# Will my Battery Keep the fridge going for 20hrs



## RockingRivet (Jul 3, 2014)

We are sailing from Portsmouth to Santander shortly, it just occurred to me that we may have a problem keeping the food we take with us cold I have a 1 year old Banner Energy Bull 100/110 Leisure battery and the fridge is a Electrolux RM 4230/31.
It says in the manual that its consumption is /24h 2.5kWh. 

Not being an electrical type my question is. Will the battery last the 20hr sea crossing? Or should we just not take any food that needs keeping cold with us.

If the battery will last the sea crossing will there be enough juice left when we get there to stay at Aire nearby or should I book into a site with a hook up and recharge the battery?

Any advise on sites also gratefully accepted we intend to follow the coast round to Portugal and explore


----------



## nickkdx (May 26, 2009)

Doesn't the fridge only work off 12 volts when the engine is running and won't run off the leisure battery.
Maybe best to fill it with bottles of frozen water


----------



## spykal (May 9, 2005)

RockingRivet said:


> snip:- Not being an electrical type my question is. Will the battery last the 20hr sea crossing? Or should we just not take any food that needs keeping cold with us.


Hi

Hope this helps....

The Dometic RM4230 is a 3-way 70 Litre Motorhome Fridge and it can be powered by LPG (gas) , mains electricity or 12V BUT in your motorhome it should be wired so that the fridge can only run off 12v when the engine is running and there is a Relay ( an automatic switch :wink2 which controls the 12v power to the fridge ensuring that it can only use 12v from the battery when the engine is running ... this ensures that it will be constantly recharging the battery and replenishing the electricity used by the fridge while travelling.

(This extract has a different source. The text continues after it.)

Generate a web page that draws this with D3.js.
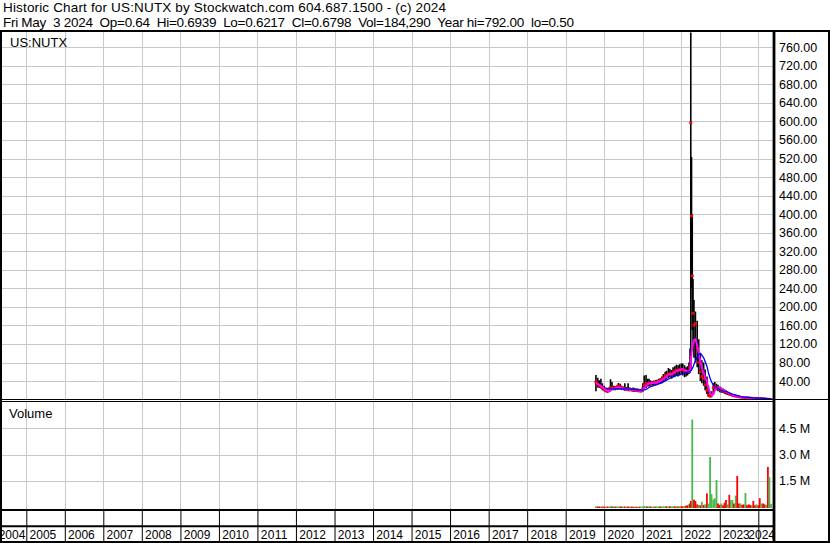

So maybe forget taking any frozen foods other than frozen foodstuff that you are prepared to eat soon after you get off the ferry ( because it will be defrosted or well on the way to defrosted)

If as suggested by Nickkdx you can arrange to put a few really well frozen cold blocks or frozen bottles of water into the fridge compartment before you travel any of the normal foods that are in the fridge should be ok after a 20 hour crossing ...but you will need to check that before eating them. Any frozen food you do put into the freezer compartment will also help to keep the fridge cold ( but will defrost:crying: )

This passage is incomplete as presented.